At the May 23 District 65 School Board meeting, plans were announced to implement the community school at Martin Luther King Arts School, formerly called King Lab School, 2424 Lake St.
The website communityschools.org defines a community school as “both a place and a set of partnerships between the school and other community resources. Its integrated focus on academics, health and school services, youth and community development and community engagement leads to improved student learning, stronger families, and healthier communities.” One of the best known community schools is the Harlem Children’s Zone in New York City.
The guiding principles for Y.O.U.’s community schools are collective impact, shared ownership, local leadership, inclusivity, and making schools into community hubs.
Site Selection Criteria
A team composed of Ismael Nunez, Family and Community Engagement Specialist for District 65; John Price, Assistant Superintendent of Schools; and Erin Moore, Y.O.U’s Director of Community Schools, evaluated five potential sites, ultimately selecting King Arts.
The team analyzed a range of school data, such as students who qualify for free or reduced-price lunch, the 5Essentials identified by the University of Chicago’s Consortium on School Research for a thriving school, and information about the achievement/opportunity gap and measured these against three criteria: the school’s readiness for implementation of a community school, the needs of students and families, and the existing partnerships.
Ms. Nunez said multiple factors favored the King Arts site: “alignment with what is going on with the school; the fact that 48% of the students qualify for free or reduced-price lunch; and an interest in increasing partnerships.”

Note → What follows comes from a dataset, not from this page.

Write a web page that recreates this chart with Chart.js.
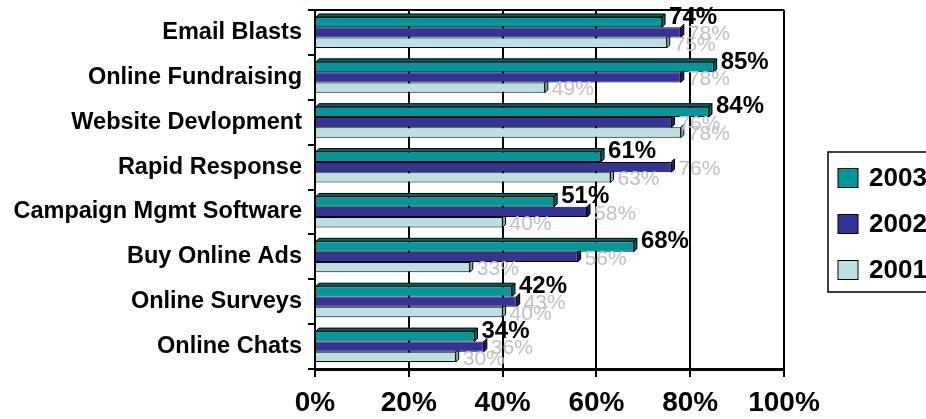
<!DOCTYPE html>
<html>
<head>
<meta charset="utf-8">
<title>Online tools usage</title>
<script src="https://cdn.jsdelivr.net/npm/chart.js@4.4.0/dist/chart.umd.min.js"></script>
<style>
	html, body { margin: 0; padding: 0; background: #fff; }
	#wrap { width: 926px; height: 419px; position: relative; overflow: hidden; }
</style>
</head>
<body>
<div id="wrap"><canvas id="chart" width="926" height="419"></canvas></div>
<script>
// カテゴリ（上から順）
const categories = [
	'Email Blasts',
	'Online Fundraising',
	'Website Devlopment',
	'Rapid Response',
	'Campaign Mgmt Software',
	'Buy Online Ads',
	'Online Surveys',
	'Online Chats',
];

// 年ごとの値（%）
const years = [ '2003', '2002', '2001' ];
const values2003 = [ 74, 85, 84, 61, 51, 68, 42, 34 ];
const values2002 = [ 78, 78, 76, 76, 58, 56, 43, 36 ];
const values2001 = [ 75, 49, 78, 63, 40, 33, 40, 30 ];

// 横軸の目盛り
const xTicks = [ 0, 20, 40, 60, 80, 100 ];

const fills = [ '#009999', '#333399', '#bbe0e3' ];
const sides = [ '#006666', '#1f1f6b', '#7fb2b5' ];

/**
 * 棒の右端に奥行きを付けて立体風にする
 */
const barDepth = {
	id: 'barDepth',
	afterDatasetDraw( chart, args ) {
		const { ctx } = chart;
		const d = 3;
		const i = args.index;
		ctx.save();
		ctx.lineWidth = 1;
		ctx.strokeStyle = '#000';
		args.meta.data.forEach( ( bar ) => {
			const top = bar.y - bar.height / 2;
			const bottom = bar.y + bar.height / 2;
			// 右端の側面
			ctx.fillStyle = sides[ i ];
			ctx.beginPath();
			ctx.moveTo( bar.x, top );
			ctx.lineTo( bar.x + d, top - d );
			ctx.lineTo( bar.x + d, bottom - d );
			ctx.lineTo( bar.x, bottom );
			ctx.closePath();
			ctx.fill();
			ctx.stroke();
			// 一番上の棒だけ上面も描く
			if ( i === 0 ) {
				ctx.beginPath();
				ctx.moveTo( bar.base, top );
				ctx.lineTo( bar.base + d, top - d );
				ctx.lineTo( bar.x + d, top - d );
				ctx.lineTo( bar.x, top );
				ctx.closePath();
				ctx.fill();
				ctx.stroke();
			}
		} );
		ctx.restore();
	},
};

/**
 * 値ラベル：2002/2001はグレー、2003は太字で最後に重ねる
 */
const valueLabels = {
	id: 'valueLabels',
	afterDatasetsDraw( chart ) {
		const { ctx } = chart;
		ctx.save();
		ctx.textAlign = 'left';
		ctx.textBaseline = 'middle';
		[ 2, 1, 0 ].forEach( ( i ) => {
			const meta = chart.getDatasetMeta( i );
			const data = chart.data.datasets[ i ].data;
			if ( i === 0 ) {
				ctx.font = 'bold 24px Arial, "Liberation Sans", sans-serif';
				ctx.fillStyle = '#000';
			} else {
				ctx.font = '21px Arial, "Liberation Sans", sans-serif';
				ctx.fillStyle = '#c0c0c0';
			}
			meta.data.forEach( ( bar, j ) => {
				const dy = i === 0 ? -5 : 2;
				ctx.fillText( data[ j ] + '%', bar.x + 7, bar.y + dy );
			} );
		} );
		ctx.restore();
	},
};

/**
 * 上辺の枠線と、右側の凡例
 */
const frameAndLegend = {
	id: 'frameAndLegend',
	afterDraw( chart ) {
		const { ctx, chartArea } = chart;
		ctx.save();
		ctx.strokeStyle = '#000';
		ctx.lineWidth = 2;
		ctx.beginPath();
		ctx.moveTo( chartArea.left, chartArea.top );
		ctx.lineTo( chartArea.right, chartArea.top );
		ctx.stroke();

		// 凡例
		const lx = 828;
		const ly = 152;
		ctx.lineWidth = 1.5;
		ctx.strokeRect( lx, ly, 200, 140 );
		ctx.font = 'bold 26px Arial, "Liberation Sans", sans-serif';
		ctx.textAlign = 'left';
		ctx.textBaseline = 'middle';
		chart.data.datasets.forEach( ( ds, i ) => {
			const cy = 178 + i * 46;
			ctx.fillStyle = ds.backgroundColor;
			ctx.fillRect( lx + 10, cy - 9.5, 20, 19 );
			ctx.lineWidth = 1;
			ctx.strokeRect( lx + 10, cy - 9.5, 20, 19 );
			ctx.fillStyle = '#000';
			ctx.fillText( ds.label, lx + 41, cy + 1 );
		} );
		ctx.restore();
	},
};

new Chart( document.getElementById( 'chart' ), {
	type: 'bar',
	data: {
		labels: categories,
		datasets: [ values2003, values2002, values2001 ].map( ( values, i ) => ( {
			label: years[ i ],
			data: values,
			backgroundColor: fills[ i ],
			borderColor: '#000',
			borderWidth: 1,
			borderSkipped: 'start',
			categoryPercentage: 0.69,
			barPercentage: 1.0,
		} ) ),
	},
	options: {
		indexAxis: 'y',
		responsive: false,
		animation: false,
		layout: {
			padding: { top: 10, right: 142, left: 0, bottom: 0 },
		},
		scales: {
			x: {
				min: 0,
				max: 100,
				afterFit( scale ) {
					scale.height = 50;
				},
				afterBuildTicks( scale ) {
					scale.ticks = xTicks.map( ( v ) => ( { value: v } ) );
				},
				ticks: {
					callback: ( v ) => v + '%',
					color: '#000',
					padding: 9,
					font: { family: 'Arial, "Liberation Sans", sans-serif', size: 28, weight: 'bold' },
				},
				grid: {
					color: '#000',
					lineWidth: 2,
					tickLength: 8,
				},
				border: { color: '#000', width: 3 },
			},
			y: {
				afterFit( scale ) {
					scale.width = 315;
					// ラベル分の上下余白は付けない
					scale.paddingTop = 0;
					scale.paddingBottom = 0;
				},
				ticks: {
					color: '#000',
					padding: 6,
					font: { family: 'Arial, "Liberation Sans", sans-serif', size: 23.5, weight: 'bold' },
				},
				grid: {
					drawOnChartArea: false,
					color: '#000',
					lineWidth: 2,
					tickLength: 7,
				},
				border: { color: '#000', width: 2 },
			},
		},
		plugins: {
			legend: { display: false },
			tooltip: { enabled: false },
		},
	},
	plugins: [ barDepth, valueLabels, frameAndLegend ],
} );
</script>
</body>
</html>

King Arts Principal Jeffrey Brown said, “What I like about this is that this is not about the have and have-nots. It’s about mental health, family counseling, and things that cut across the spectrum. We are excited and we hope this spills out into the neighborhood.”

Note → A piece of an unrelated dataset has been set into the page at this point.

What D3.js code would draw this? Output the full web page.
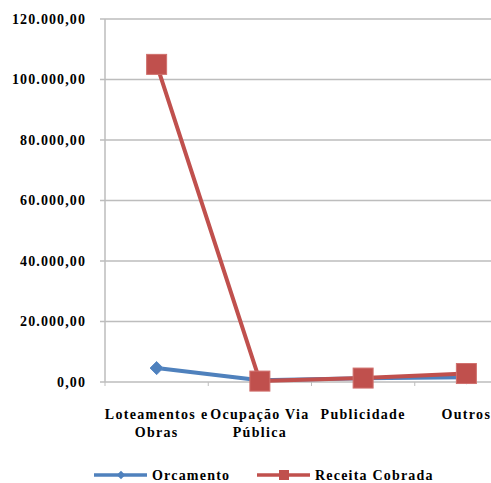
<!DOCTYPE html>
<html>
<head>
<meta charset="utf-8">
<script src="https://cdn.jsdelivr.net/npm/d3@7"></script>
<style>
  html, body { margin: 0; padding: 0; background: #ffffff; }
  svg { display: block; }
  svg text { font-family: "Liberation Serif", "DejaVu Serif Condensed", "DejaVu Serif", serif; font-weight: 700; }
</style>
</head>
<body>
<svg id="chart" width="491" height="483"></svg>
<script>
// Receitas por categoria: orçamento vs. receita cobrada
const categories = ["Loteamentos e Obras", "Ocupação Via Pública", "Publicidade", "Outros"];
const categoryLines = [["Loteamentos e", "Obras"], ["Ocupação Via", "Pública"], ["Publicidade"], ["Outros"]];
const orcamento = [4600, 600, 1200, 1600];
const receitaCobrada = [105000, 300, 1300, 2800];
const yTicks = [0, 20000, 40000, 60000, 80000, 100000, 120000];
const seriesNames = ["Orcamento", "Receita Cobrada"];
const seriesColors = ["#4f81bd", "#c0504d"];

const svg = d3.select("#chart");
const plot = { left: 105, right: 518, top: 19, bottom: 382 };

const x = d3.scaleBand().domain(categories).range([plot.left, plot.right]);
const y = d3.scaleLinear().domain([0, 120000]).range([plot.bottom, plot.top]);

const fmt = v => {
  const s = d3.format(",.2f")(v);
  return s.replace(/,/g, "#").replace(".", ",").replace(/#/g, ".");
};

// horizontal gridlines
svg.append("g").selectAll("line").data(yTicks).join("line")
  .attr("x1", plot.left - 5).attr("x2", plot.right)
  .attr("y1", d => y(d)).attr("y2", d => y(d))
  .attr("stroke", "#bdbdbd").attr("stroke-width", 1.5);

// value axis line
svg.append("line")
  .attr("x1", plot.left).attr("x2", plot.left)
  .attr("y1", y(120000)).attr("y2", plot.bottom)
  .attr("stroke", "#bdbdbd").attr("stroke-width", 1.5);

// category axis tick marks
svg.append("g").selectAll("line").data(categories).join("line")
  .attr("x1", d => x(d)).attr("x2", d => x(d))
  .attr("y1", plot.bottom).attr("y2", plot.bottom + 4)
  .attr("stroke", "#bdbdbd").attr("stroke-width", 1);

// y tick labels
svg.append("g").selectAll("text").data(yTicks).join("text")
  .attr("x", 86).attr("y", d => y(d)).attr("dy", "0.35em")
  .attr("text-anchor", "end")
  .attr("font-size", 14).attr("letter-spacing", 1.1)
  .attr("fill", "#000")
  .text(d => fmt(d));

// category labels
const catG = svg.append("g").selectAll("text").data(categories).join("text")
  .attr("text-anchor", "middle")
  .attr("font-size", 14).attr("letter-spacing", 1.3)
  .attr("fill", "#000");
catG.each(function(d, i) {
  const t = d3.select(this);
  categoryLines[i].forEach((ln, j) => {
    t.append("tspan")
      .attr("x", x(d) + x.bandwidth() / 2)
      .attr("y", 419 + j * 18)
      .text(ln);
  });
});

const cx = d => x(d) + x.bandwidth() / 2;
const line = d3.line().x((d, i) => cx(categories[i])).y(d => y(d));

// Orcamento series
svg.append("path").datum(orcamento)
  .attr("d", line).attr("fill", "none")
  .attr("stroke", seriesColors[0]).attr("stroke-width", 4)
  .attr("stroke-linejoin", "round");
svg.append("g").selectAll("path").data(orcamento).join("path")
  .attr("d", d3.symbol().type(d3.symbolDiamond2).size(110))
  .attr("transform", (d, i) => `translate(${cx(categories[i])},${y(d)})`)
  .attr("fill", seriesColors[0]).attr("stroke", "#5a8ac6").attr("stroke-width", 1);

// Receita Cobrada series
svg.append("path").datum(receitaCobrada)
  .attr("d", line).attr("fill", "none")
  .attr("stroke", seriesColors[1]).attr("stroke-width", 4)
  .attr("stroke-linejoin", "round");
svg.append("g").selectAll("rect").data(receitaCobrada).join("rect")
  .attr("x", (d, i) => cx(categories[i]) - 10)
  .attr("y", d => y(d) - 10)
  .attr("width", 20).attr("height", 20)
  .attr("fill", seriesColors[1]).attr("stroke", "#d0706d").attr("stroke-width", 1);

// legend
const legend = svg.append("g");
const legendItems = [
  { name: seriesNames[0], color: seriesColors[0], x0: 94, marker: "diamond" },
  { name: seriesNames[1], color: seriesColors[1], x0: 257, marker: "square" }
];
legendItems.forEach(it => {
  const ly = 475;
  legend.append("line")
    .attr("x1", it.x0).attr("x2", it.x0 + 53)
    .attr("y1", ly).attr("y2", ly)
    .attr("stroke", it.color).attr("stroke-width", 3.5);
  if (it.marker === "diamond") {
    legend.append("path")
      .attr("d", d3.symbol().type(d3.symbolDiamond2).size(45))
      .attr("transform", `translate(${it.x0 + 27},${ly})`)
      .attr("fill", it.color);
  } else {
    legend.append("rect")
      .attr("x", it.x0 + 22).attr("y", ly - 5)
      .attr("width", 10).attr("height", 10)
      .attr("fill", it.color);
  }
  legend.append("text")
    .attr("x", it.x0 + 58).attr("y", ly).attr("dy", "0.35em")
    .attr("font-size", 14).attr("letter-spacing", 1.2)
    .attr("fill", "#000")
    .text(it.name);
});
</script>
</body>
</html>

Earlier in the meeting, Rebecca Langan and Ellen Lonnquist said the King Arts community is coming together around a movement called ONE King Arts. “We want to create a space at King Arts where every voice could be honored and heard – a space centered around the whole child,” said Ms. Langan.
The plan is to communicate the plans to the King Arts community, begin to set up the community school infrastructure in August, recruit a Community School Action Team in the fall, and launch one or two community school pilot programs next May, said Ms. Nunez. The projected cost of the first year is $69,000, of which the District will contribute $15,000, said Y.O.U. Executive Director Seth Green. “We are thrilled to be partnering with District 65,” he said. Referring to the $15,000 financial commitment by the District, he said, “What you don’t see is the deep commitment of the many in-kind resources, such as keeping the building open, during before and after school hours,” Ms. Moore said Y.O.U.’s metrics and measures are geared toward “continuous improvement” of the program.
Board member Suni Kartha said she had had her own ideas about the community school, “but I’m thrilled, and we’re moving on.”
Board member Richard Rykhus said his comment “is an acknowledgement … of the administration and the collective partnership and how they have really blossomed over the past couple of years. A special thank-you to Y.O.U., because in all your programs, you are continuing to grow.”
“I’m excited about this, but I think it’s also an opportunity to engage parents,” said Board member Omar Brown. Superintendent Paul Goren said he agrees that this is a “great opportunity.”
“Well, then,” said Board member Claudia Garrison, “good luck.”